# PROBLEM DETAILS
Quote verbatim every line from the line containing "Write a Python" to the line containing "plt.rcParams['font.family'] = ['Liberation", inclusive of both, and no other line.

# RECORDED DATA
★ ★ ★

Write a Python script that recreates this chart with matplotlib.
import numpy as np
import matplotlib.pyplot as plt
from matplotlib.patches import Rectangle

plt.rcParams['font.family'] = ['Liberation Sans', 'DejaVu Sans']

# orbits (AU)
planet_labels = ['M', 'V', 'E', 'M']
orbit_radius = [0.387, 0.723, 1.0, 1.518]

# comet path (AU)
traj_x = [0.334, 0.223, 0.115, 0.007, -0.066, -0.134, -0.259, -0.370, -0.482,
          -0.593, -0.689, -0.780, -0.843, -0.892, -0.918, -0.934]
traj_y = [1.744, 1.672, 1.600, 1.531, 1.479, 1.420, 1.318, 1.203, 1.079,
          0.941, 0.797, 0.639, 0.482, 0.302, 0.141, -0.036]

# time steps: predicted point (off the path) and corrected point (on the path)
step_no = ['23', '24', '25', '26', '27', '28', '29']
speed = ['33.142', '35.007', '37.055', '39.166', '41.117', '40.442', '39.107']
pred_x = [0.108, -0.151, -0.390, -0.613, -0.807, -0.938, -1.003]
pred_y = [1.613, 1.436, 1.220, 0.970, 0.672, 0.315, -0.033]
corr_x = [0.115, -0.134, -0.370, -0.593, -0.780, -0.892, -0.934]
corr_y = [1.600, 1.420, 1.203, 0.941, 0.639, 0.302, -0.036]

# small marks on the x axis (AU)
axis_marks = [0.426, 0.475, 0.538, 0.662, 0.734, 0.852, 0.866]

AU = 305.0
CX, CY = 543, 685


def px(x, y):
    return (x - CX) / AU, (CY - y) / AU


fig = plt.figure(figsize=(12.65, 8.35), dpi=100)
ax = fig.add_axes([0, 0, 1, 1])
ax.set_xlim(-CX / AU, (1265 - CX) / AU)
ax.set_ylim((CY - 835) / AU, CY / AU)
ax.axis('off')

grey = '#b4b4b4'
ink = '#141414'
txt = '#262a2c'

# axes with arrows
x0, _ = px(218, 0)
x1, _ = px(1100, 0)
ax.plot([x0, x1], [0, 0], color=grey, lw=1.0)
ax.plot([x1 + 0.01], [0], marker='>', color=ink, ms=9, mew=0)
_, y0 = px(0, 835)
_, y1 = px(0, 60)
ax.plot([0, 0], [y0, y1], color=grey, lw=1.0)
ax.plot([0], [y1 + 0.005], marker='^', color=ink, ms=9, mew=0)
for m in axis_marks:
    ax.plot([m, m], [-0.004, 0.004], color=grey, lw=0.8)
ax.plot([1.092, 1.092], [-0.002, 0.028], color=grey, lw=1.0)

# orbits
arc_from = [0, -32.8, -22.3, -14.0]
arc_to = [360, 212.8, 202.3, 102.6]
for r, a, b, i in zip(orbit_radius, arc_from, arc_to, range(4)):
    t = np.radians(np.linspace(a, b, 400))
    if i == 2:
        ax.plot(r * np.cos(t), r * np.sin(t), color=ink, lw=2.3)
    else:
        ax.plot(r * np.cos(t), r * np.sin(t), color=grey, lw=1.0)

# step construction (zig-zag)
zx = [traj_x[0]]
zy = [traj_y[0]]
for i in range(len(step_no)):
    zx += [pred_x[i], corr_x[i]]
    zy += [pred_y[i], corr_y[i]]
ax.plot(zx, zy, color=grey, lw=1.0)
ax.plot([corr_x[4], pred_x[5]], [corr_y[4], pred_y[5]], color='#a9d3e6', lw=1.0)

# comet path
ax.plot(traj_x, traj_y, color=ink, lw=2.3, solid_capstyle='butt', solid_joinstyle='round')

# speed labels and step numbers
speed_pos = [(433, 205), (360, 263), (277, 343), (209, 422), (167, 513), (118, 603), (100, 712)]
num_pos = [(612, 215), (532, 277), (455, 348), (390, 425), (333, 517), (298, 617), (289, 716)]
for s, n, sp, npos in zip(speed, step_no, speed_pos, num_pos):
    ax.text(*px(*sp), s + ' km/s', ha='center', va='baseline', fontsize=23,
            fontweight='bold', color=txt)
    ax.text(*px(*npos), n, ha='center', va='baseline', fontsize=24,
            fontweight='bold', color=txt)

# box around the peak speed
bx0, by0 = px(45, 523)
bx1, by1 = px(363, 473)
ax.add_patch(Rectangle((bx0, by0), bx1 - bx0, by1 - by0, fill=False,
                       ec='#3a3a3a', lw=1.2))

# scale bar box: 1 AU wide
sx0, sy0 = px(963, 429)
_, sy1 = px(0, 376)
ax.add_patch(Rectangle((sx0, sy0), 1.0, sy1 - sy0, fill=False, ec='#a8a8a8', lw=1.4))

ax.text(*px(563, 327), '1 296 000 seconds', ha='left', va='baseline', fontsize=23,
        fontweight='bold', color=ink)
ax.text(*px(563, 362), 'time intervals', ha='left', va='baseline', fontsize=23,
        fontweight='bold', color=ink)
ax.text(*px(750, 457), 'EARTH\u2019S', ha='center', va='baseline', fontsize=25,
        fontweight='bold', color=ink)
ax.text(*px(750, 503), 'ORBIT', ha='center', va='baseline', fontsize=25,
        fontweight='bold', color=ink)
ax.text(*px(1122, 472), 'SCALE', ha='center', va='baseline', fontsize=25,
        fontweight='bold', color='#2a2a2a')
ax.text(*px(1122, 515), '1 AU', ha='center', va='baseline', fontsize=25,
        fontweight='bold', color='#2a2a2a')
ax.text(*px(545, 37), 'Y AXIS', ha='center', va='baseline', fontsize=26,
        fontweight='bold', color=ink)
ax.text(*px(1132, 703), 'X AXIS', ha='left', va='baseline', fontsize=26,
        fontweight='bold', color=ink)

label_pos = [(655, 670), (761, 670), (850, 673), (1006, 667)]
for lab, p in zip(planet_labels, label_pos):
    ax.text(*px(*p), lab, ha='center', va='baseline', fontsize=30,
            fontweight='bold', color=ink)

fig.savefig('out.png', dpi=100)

★ ★ ★

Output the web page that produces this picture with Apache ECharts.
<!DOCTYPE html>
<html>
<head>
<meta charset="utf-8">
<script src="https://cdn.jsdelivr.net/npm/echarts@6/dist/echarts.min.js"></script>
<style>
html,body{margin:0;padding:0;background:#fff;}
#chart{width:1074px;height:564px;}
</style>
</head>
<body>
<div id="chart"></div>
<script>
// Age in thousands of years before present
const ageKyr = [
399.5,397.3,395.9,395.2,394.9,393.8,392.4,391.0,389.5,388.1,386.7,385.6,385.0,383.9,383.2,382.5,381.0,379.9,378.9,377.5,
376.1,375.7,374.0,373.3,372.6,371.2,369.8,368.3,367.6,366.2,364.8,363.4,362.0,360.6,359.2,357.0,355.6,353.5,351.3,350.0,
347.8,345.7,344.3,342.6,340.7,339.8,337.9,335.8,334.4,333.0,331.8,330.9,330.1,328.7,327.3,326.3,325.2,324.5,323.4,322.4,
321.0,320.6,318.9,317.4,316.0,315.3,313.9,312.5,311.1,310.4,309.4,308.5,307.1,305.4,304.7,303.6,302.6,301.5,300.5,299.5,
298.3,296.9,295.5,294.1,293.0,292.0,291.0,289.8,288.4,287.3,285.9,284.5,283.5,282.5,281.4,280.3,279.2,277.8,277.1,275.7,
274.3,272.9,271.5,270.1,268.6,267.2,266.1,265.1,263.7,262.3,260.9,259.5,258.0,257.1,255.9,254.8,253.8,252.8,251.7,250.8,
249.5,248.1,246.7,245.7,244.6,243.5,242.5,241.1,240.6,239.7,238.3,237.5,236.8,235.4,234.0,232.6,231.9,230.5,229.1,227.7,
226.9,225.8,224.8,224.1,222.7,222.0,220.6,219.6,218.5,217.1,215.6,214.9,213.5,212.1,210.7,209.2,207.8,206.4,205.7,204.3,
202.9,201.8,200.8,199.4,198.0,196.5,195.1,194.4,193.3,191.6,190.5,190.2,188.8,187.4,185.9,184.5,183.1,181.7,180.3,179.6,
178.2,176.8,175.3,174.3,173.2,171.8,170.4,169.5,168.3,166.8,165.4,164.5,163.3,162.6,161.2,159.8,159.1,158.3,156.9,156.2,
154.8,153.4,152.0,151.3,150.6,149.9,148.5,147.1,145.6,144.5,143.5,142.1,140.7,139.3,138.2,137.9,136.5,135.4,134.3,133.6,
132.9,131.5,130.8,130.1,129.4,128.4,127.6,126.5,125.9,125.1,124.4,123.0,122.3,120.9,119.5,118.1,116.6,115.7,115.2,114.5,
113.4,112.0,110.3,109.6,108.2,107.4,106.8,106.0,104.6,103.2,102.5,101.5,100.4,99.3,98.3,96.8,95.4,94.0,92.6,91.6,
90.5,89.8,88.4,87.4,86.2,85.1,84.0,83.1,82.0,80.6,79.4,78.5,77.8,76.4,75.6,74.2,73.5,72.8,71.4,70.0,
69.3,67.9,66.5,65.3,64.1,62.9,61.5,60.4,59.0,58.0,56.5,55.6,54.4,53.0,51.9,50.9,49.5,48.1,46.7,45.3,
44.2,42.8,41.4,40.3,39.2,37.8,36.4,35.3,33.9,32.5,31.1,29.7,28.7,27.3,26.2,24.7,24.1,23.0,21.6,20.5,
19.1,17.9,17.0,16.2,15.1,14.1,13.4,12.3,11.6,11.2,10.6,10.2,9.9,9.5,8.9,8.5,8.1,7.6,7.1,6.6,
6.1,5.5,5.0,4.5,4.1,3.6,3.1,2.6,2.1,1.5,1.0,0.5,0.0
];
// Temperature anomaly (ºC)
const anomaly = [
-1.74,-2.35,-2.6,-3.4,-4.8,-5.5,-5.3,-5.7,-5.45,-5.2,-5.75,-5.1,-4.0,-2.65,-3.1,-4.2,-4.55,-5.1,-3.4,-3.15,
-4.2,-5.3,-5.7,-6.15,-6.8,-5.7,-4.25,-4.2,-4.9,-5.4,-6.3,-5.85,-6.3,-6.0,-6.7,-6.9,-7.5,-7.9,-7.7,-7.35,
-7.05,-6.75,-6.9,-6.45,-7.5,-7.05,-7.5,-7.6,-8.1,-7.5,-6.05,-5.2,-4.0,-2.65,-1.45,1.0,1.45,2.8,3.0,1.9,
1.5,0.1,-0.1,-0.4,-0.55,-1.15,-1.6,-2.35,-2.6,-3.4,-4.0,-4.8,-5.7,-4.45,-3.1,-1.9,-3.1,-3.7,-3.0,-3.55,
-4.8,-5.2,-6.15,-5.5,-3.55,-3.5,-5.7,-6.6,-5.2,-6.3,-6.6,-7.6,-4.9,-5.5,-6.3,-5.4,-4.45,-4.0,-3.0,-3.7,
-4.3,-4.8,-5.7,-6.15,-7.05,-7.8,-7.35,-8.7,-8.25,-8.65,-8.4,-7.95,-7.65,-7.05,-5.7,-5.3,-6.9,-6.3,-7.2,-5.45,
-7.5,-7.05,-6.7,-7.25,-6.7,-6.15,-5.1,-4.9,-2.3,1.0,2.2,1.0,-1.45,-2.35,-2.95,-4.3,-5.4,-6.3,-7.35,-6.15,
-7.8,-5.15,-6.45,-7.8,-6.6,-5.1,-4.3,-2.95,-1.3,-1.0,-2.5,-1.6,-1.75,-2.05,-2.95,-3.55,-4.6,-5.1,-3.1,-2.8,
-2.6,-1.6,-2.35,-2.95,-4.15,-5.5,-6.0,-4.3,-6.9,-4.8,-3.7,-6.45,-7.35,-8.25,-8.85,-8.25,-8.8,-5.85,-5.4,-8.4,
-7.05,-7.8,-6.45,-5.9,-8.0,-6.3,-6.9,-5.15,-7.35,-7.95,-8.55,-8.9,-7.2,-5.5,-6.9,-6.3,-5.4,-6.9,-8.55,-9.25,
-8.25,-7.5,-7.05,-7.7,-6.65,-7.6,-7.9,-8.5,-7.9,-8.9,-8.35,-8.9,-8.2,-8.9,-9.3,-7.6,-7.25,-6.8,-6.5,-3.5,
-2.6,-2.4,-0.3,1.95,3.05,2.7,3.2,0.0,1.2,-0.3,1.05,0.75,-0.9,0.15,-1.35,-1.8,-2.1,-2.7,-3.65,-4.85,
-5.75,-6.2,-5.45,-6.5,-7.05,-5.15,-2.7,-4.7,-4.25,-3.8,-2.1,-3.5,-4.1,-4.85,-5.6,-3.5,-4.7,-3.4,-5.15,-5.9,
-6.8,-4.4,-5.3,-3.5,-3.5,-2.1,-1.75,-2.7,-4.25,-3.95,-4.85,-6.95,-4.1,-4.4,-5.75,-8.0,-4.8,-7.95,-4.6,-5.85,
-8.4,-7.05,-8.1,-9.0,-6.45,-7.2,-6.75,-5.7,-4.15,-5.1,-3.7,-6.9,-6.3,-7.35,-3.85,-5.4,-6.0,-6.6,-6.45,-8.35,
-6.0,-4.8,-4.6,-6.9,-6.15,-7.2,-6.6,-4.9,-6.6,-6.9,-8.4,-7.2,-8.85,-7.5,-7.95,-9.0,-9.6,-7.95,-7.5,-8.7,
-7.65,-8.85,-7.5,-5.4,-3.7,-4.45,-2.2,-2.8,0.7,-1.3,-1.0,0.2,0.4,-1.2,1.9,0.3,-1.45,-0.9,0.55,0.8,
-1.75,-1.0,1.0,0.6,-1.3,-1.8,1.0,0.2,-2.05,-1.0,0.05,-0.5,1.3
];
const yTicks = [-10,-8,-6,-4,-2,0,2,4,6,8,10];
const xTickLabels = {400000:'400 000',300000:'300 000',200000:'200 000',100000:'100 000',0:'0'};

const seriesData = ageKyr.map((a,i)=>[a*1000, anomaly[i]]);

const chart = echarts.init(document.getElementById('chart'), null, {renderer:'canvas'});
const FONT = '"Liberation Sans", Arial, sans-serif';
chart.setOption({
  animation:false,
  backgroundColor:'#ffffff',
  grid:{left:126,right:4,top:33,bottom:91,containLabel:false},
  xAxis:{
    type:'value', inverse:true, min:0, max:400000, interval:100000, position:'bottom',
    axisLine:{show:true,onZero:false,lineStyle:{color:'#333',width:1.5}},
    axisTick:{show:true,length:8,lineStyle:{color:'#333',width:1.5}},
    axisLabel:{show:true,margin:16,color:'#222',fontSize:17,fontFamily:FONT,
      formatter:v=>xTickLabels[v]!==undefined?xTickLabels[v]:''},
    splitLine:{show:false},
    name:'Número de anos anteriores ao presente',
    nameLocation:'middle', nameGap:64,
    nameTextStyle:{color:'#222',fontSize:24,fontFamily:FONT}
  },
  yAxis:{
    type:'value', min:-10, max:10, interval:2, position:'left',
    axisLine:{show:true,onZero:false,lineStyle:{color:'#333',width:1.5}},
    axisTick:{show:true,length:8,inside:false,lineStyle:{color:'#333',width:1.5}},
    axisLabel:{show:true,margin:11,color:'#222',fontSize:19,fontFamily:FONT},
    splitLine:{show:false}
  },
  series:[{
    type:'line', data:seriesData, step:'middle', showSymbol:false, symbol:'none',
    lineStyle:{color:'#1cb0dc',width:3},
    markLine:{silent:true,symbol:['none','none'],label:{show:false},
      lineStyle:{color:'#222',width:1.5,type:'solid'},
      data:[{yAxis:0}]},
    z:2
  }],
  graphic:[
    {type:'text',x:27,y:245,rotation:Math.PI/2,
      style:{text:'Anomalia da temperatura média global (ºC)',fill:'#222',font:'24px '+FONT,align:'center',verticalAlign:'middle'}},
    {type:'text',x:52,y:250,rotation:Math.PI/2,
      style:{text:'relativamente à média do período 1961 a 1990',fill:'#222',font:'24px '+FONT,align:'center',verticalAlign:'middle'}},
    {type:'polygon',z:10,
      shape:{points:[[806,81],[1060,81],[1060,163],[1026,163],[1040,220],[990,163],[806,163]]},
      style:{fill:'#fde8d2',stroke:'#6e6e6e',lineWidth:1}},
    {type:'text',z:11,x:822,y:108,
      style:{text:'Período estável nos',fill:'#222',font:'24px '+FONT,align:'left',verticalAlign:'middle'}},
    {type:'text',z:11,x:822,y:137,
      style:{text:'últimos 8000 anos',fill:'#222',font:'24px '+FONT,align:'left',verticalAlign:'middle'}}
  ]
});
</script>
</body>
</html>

★ ★ ★

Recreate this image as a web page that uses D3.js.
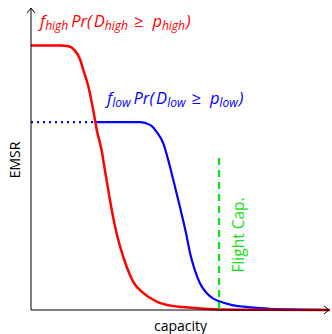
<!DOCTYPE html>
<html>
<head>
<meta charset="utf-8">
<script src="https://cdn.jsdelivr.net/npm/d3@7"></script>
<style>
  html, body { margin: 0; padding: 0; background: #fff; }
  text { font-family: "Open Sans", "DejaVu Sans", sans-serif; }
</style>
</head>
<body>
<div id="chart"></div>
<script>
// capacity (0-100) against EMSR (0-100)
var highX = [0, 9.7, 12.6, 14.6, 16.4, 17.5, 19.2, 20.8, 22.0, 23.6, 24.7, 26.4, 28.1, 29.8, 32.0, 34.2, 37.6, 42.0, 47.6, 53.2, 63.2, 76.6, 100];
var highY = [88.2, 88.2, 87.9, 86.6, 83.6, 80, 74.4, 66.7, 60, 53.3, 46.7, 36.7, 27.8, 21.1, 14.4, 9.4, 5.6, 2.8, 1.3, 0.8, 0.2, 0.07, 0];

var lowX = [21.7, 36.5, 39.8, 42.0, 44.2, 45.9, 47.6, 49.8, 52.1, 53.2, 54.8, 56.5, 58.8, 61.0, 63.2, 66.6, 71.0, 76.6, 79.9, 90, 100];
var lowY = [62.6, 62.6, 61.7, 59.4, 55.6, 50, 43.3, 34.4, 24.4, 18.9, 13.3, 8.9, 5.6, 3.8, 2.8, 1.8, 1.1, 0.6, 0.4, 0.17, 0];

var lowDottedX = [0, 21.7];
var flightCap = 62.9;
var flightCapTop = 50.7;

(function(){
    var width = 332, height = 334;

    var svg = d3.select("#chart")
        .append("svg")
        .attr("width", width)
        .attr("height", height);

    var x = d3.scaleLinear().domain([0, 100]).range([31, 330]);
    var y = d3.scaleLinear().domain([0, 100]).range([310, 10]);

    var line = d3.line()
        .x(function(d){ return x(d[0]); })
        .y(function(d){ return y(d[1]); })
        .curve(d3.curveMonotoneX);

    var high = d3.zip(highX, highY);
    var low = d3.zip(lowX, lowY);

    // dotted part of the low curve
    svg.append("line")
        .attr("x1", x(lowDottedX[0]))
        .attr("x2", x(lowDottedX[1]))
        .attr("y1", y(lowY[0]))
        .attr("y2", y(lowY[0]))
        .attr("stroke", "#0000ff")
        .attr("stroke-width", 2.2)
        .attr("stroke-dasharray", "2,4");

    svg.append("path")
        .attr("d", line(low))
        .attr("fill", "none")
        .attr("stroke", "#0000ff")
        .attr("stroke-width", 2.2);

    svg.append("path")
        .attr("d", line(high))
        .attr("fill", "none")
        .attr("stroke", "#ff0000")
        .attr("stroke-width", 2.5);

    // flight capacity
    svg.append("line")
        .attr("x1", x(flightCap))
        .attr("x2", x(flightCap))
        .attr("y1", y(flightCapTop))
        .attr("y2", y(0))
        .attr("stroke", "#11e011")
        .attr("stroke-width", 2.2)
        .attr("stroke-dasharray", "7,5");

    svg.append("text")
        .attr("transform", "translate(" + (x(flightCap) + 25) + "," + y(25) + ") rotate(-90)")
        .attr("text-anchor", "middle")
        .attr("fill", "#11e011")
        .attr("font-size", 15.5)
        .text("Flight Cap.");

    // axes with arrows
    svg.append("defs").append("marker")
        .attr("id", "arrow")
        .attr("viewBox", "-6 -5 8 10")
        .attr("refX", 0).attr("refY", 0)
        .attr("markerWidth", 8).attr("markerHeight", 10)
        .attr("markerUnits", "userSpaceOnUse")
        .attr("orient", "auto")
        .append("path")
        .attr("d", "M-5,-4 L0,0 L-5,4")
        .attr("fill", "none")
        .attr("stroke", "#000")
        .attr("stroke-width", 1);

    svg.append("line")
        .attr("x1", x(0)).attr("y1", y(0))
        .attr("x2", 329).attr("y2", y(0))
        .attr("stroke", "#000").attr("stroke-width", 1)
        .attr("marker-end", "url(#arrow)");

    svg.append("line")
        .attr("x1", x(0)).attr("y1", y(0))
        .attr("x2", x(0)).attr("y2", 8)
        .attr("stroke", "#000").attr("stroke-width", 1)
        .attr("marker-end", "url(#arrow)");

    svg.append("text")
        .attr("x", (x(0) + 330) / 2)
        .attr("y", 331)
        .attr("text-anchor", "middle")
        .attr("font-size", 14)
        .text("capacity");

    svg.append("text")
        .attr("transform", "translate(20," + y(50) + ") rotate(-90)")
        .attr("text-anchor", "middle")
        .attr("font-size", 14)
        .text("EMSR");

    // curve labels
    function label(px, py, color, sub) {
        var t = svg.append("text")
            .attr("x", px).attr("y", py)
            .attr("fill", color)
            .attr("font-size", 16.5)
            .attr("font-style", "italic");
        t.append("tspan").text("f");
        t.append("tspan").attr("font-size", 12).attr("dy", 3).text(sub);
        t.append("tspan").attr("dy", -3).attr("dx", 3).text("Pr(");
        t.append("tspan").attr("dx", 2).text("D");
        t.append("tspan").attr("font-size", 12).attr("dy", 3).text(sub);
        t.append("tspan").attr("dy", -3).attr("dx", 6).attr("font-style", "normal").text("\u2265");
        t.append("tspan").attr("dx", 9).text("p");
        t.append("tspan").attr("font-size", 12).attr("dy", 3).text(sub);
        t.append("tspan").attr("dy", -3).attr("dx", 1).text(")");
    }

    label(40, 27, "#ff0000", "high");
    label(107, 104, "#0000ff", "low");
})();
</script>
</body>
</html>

★ ★ ★

# REPLY TO THE TASK
Write a Python script that recreates this chart with matplotlib.
import numpy as np
import matplotlib.pyplot as plt
from matplotlib.patches import Rectangle

plt.rcParams['font.family'] = ['Liberation Sans', 'DejaVu Sans']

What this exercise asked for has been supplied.